Konferencja bliskowschodnia
Ekspert zwraca też uwagę, że wątki antypolskie pojawiają się w izraelskiej przestrzeni publicznej i w części środowisk żydowskich w Stanach Zjednoczonych w sposób permanentny.
Nowy minister spraw zagranicznych Izraela Israel KatzFot. screen ze strony YouTube.com / i24NEWS
– Mnie raczej dziwi, że kogoś to w Polsce dziwi. Najczęściej w imię poprawności politycznej polskie media nie informują o tym. Po raz pierwszy polska opinia publiczna mogła jednak usłyszeć takie antypolskie wypowiedzi w Warszawie. PiS chciał sobie zrobić z konferencji bliskowschodniej własny spektakl polityczny, ale okazało się że jest tylko amatorem w przedstawieniu, w którym grają zawodowcy – podkreśla Szewko.

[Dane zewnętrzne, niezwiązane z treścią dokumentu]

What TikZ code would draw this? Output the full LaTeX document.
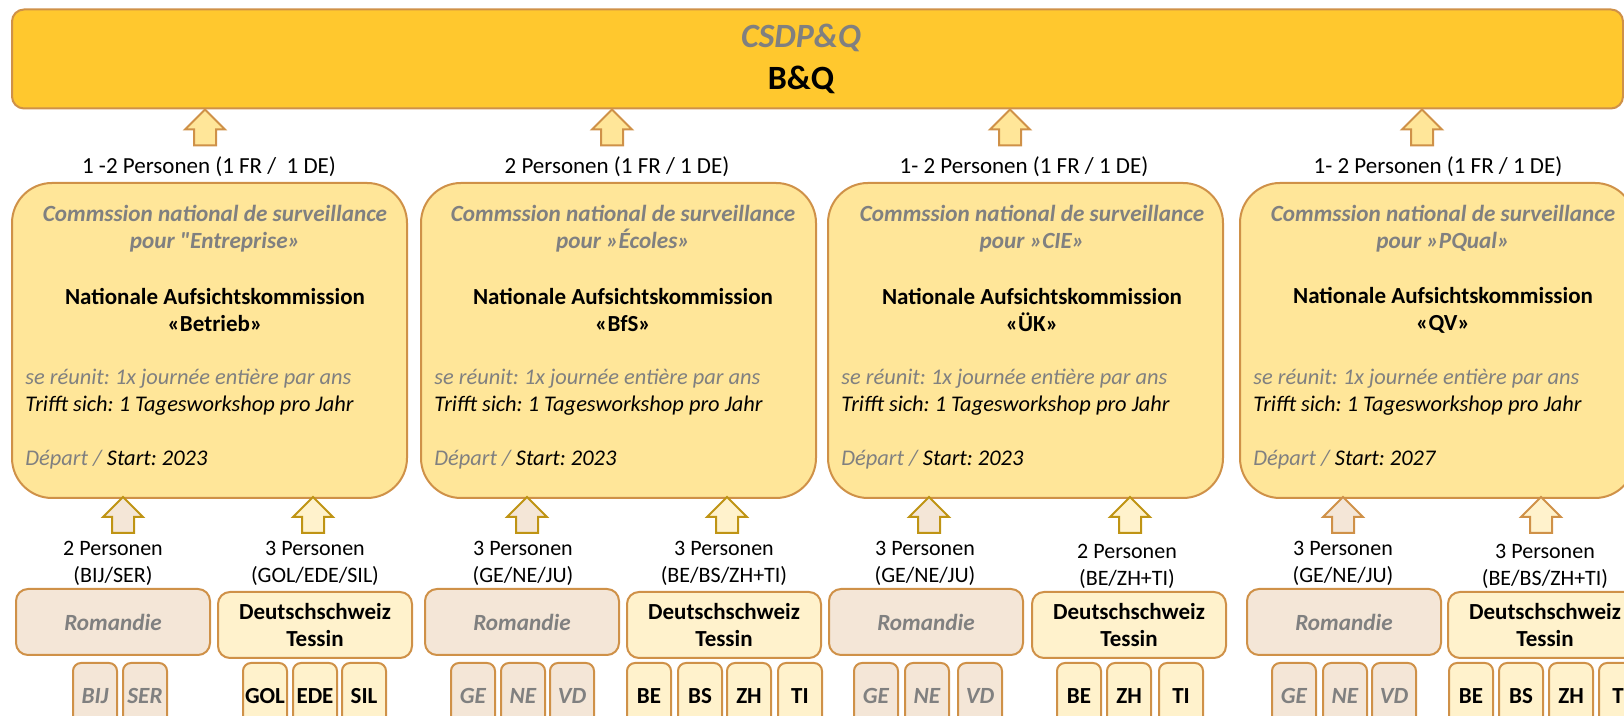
\documentclass[tikz,border=0pt]{standalone}
\usepackage{fontspec}
\setmainfont{Carlito}
\usetikzlibrary{shapes.arrows}
\usetikzlibrary{positioning}

\definecolor{barGold}{RGB}{255,200,46}
\definecolor{commGold}{RGB}{255,230,153}
\definecolor{romBeige}{RGB}{244,230,215}
\definecolor{deuYellow}{RGB}{255,242,204}
\definecolor{edgeOrange}{RGB}{207,145,72}
\definecolor{arrowGold}{RGB}{191,148,20}
\definecolor{frGrey}{RGB}{128,128,128}

\newcommand\bodysize{\fontsize{11}{13.5}\selectfont}
\newcommand\boldsize{\fontsize{11.5}{13.5}\selectfont\bfseries}
\newcommand\titlesize{\fontsize{17}{20}\selectfont}
\frenchspacing

\begin{document}
\begin{tikzpicture}[x=0.5pt,y=0.5pt,
  every node/.style={inner sep=0pt,font=\bodysize},
  top bar/.style={draw=edgeOrange,line width=1pt,fill=barGold,
    rounded corners=6pt,minimum width=805.5pt,minimum height=49.5pt},
  comm box/.style={draw=edgeOrange,line width=1pt,fill=commGold,
    rounded corners=20pt,minimum width=197.5pt,minimum height=157.5pt},
  region box/.style={draw=edgeOrange,line width=1pt,rounded corners=6pt,
    minimum width=97pt,minimum height=33pt},
  canton/.style={draw=edgeOrange,line width=1pt,rounded corners=4pt,
    minimum width=22pt,minimum height=33pt},
  up arrow/.style={single arrow,rotate=90,line width=1pt,inner sep=5pt,
    minimum height=18pt,minimum width=19pt,
    single arrow head extend=4.5pt,single arrow head indent=0pt},
  fr text/.style={text=frGrey,font=\fontsize{11.6}{13.5}\selectfont\bfseries\itshape}]
  \useasboundingbox (0,0) rectangle (1624,716);
  \clip (0,0) rectangle (1624,716);

  % Dachgremium
  \node[top bar] (BQ) at (817.5,657) {};
  \node[font=\titlesize\bfseries\itshape,text=frGrey] (csdp) at (801,678) {CSDP\&Q};
  \node[font=\titlesize\bfseries] (bq) at (801,636) {B\&Q};

  % Aufsichtskommissionen
  \foreach \L/\ax/\lx/\tx/\lab/\fr/\de/\yr [count=\c] in {
      12/205/209/215/{1 -2 Personen (1 FR /\ \ 1 DE)}/{\textquotedbl Entreprise»}/{«Betrieb»}/2023,
      421/612/617/623/{2 Personen (1 FR / 1 DE)}/{»Écoles»}/{«BfS»}/2023,
      828/1010/1024/1032/{1- 2 Personen (1 FR / 1 DE)}/{»CIE»}/{«ÜK»}/2023,
      1240/1422/1438/1443/{1- 2 Personen (1 FR / 1 DE)}/{»PQual»}/{«QV»}/2027}
  {
    \node[comm box] (K\c) at (\L+197.5,375.5) {};
    \node[up arrow,draw=edgeOrange,fill=commGold] (pK\c) at (\ax,583) {};
    \node[font=\fontsize{11.5}{13.5}\selectfont] (nK\c) at (\lx,549) {\lab};
    \node[fr text,align=center] (fK\c) at (\tx,487.5)
      {Commssion national de surveillance\\pour \fr};
    \node[font=\boldsize,align=center] (dK\c) at (\tx,406)
      {Nationale Aufsichtskommission\\\de};
    \node[anchor=west,align=left,font=\fontsize{11.2}{13.5}\selectfont\itshape] (mK\c) at (\L+13,324)
      {\textcolor{frGrey}{se réunit: 1x journée entière par ans}\\Trifft sich: 1 Tagesworkshop pro Jahr};
    \node[anchor=west,font=\fontsize{11.2}{13.5}\selectfont\itshape] (sK\c) at (\L+13,256)
      {\textcolor{frGrey}{Départ /} Start: \yr};
  }

  % Romandie / Deutschschweiz
  \foreach \RL/\DL/\ra/\da/\rl/\dl/\rt/\dt/\dy/\ac [count=\c] in {
      16/218/123/313/113/315/{2 Personen\\(BIJ/SER)}/{3 Personen\\(GOL/EDE/SIL)}/152.5/arrowGold,
      425/627/527/727/523/724/{3 Personen\\(GE/NE/JU)}/{3 Personen\\(BE/BS/ZH+TI)}/152.5/arrowGold,
      829/1032/929/1130/925/1127/{3 Personen\\(GE/NE/JU)}/{2 Personen\\(BE/ZH+TI)}/149.5/arrowGold,
      1247/1448/1343/1541/1343/1545/{3 Personen\\(GE/NE/JU)}/{3 Personen\\(BE/BS/ZH+TI)}/149.5/edgeOrange}
  {
    \node[region box,fill=romBeige,fr text] (R\c) at (\RL+97,94) {Romandie};
    \node[region box,fill=deuYellow,font=\boldsize,align=center] (D\c) at (\DL+97,91)
      {Deutschschweiz\\Tessin};
    \node[up arrow,draw=\ac,fill=romBeige] (pR\c) at (\ra,195.5) {};
    \node[up arrow,draw=\ac,fill=deuYellow] (pD\c) at (\da,195.5) {};
    \node[align=center] (nR\c) at (\rl,152.5) {\rt};
    \node[align=center] (nD\c) at (\dl,\dy) {\dt};
  }

  % Kantone / Schulen
  \foreach \n/\x [count=\i] in {BIJ/73,SER/123,GE/451,NE/501,VD/550,
      GE/854,NE/905,VD/958,GE/1272,NE/1323,VD/1372}
    \node[canton,fill=romBeige,fr text] (rc\i) at (\x+22,20) {\n};
  \foreach \n/\x [count=\i] in {GOL/243,EDE/293,SIL/342,BE/627,BS/678,ZH/727,TI/778,
      BE/1057,ZH/1107,TI/1159,BE/1449,BS/1499,ZH/1549,TI/1599}
    \node[canton,fill=deuYellow,font=\boldsize] (dc\i) at (\x+22,20) {\n};
\end{tikzpicture}
\end{document}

– To, że w Warszawie padną kontrowersyjne wypowiedzi, to że Izrael, USA, Arabia Saudyjska będą realizowały tu własne cele polityczne, można było bardzo łatwo przewidzieć. Nasza organizacja konferencji bliskowschodniej przypominała robienie pisanek z granatów – podkreśla dr Szewko.

Wewnątrzne problemy Netanjahu
Przedterminowe wybory do Knesetu odbędą się już 9 kwietnia 2019 roku, a w kampanii nie brakuje niekorzystnych dla Netanjahu zwrotów akcji. Kilkanaście dni temu Benny Gantz, główny rywal Netanjahu oficjalnie ogłosił, że będzie się ubiegał o stanowisko premiera, oraz ujawnił program swojej zawiązanej w grudniu partii Hosen L’Yisrael (Izrael Niezłomny).

W swoim przemówieniu ostro zaatakował Netanjahu i jego rząd, zarzucając premierowi osłabianie izraelskich instytucji państwowych i nadużywanie swojego stanowiska.

Jak podawała "Gazeta Wyborcza" Gantz oświadczył, że nie przynależy „ani do lewicy, ani do prawicy” i zaapelował o zdecydowaną reakcję wojska na zewnętrzne zagrożenia Izraela. Zobowiązał się także do negocjacji pokojowych z Palestyńczykami, nawet jeśli szanse na szybkie porozumienie wydają się niewielkie.

„On jest lewicą” – kontrował na Twitterze premier Netanjahu, który stara się o wybór już na piątą kadencję.

Gdy w ostatnim sondażu zapytano Izraelczyków, kogo widzieliby na stanowisku premiera, aż 38 proc. ankietowanych wskazało Gantza, niewiele mniej niż Netanjahu (41 proc.).

Tarcia polsko-izraelskie w sprawie nowelizacji ustawy o IPN trwały kilka miesięcy i postawiły Polskę w bardzo niekomfortowym położeniu na arenie międzynarodowej. Podobnie może być teraz i może się to bardzo odbić na wizerunku Polski.

Co to jest Hasbara?
– Kimś kto dostrzegł potrzebę poprawienia wizerunku Polski był prof. Zybertowicz. Powołanie "MaBeNy", czyli "Maszyny Bezpieczeństwa Narracyjnego”, o której mówił w Polsce nie miałoby jednak szans, bo zapewne skończyłoby się na propagandzie propisowskiej w stylu TVP Jacka Kurskiego – tłumaczył niedawno w rozmowie z naTemat Wiesław Gałązka. ekspert ds wizerunku.

– Ale ta "MaBeNa" o czym już nie powiedział prof. Zybertowicz jest plagiatem "Hasbary” (z hebrajskiego "wyjaśniać”), czyli izraelskiego instrumentu wpływania na opinię publiczną na świecie stworzonego przez tamtejsze Ministerstwo Integracji. Chodzi o wpływanie na blogerów, studentów, o informacje które trafiają do całej diaspory żydowskiej – ujawnił.

Zamiast "Hasbary" mamy póki co Polską Fundację Narodową. Nie tylko dlatego w walce dwóch PiS-ów - izrealskiego Benjamina Netanjahu i polskiego Jarosława Kaczyńskiego łatwo przewidzieć końcowy wynik.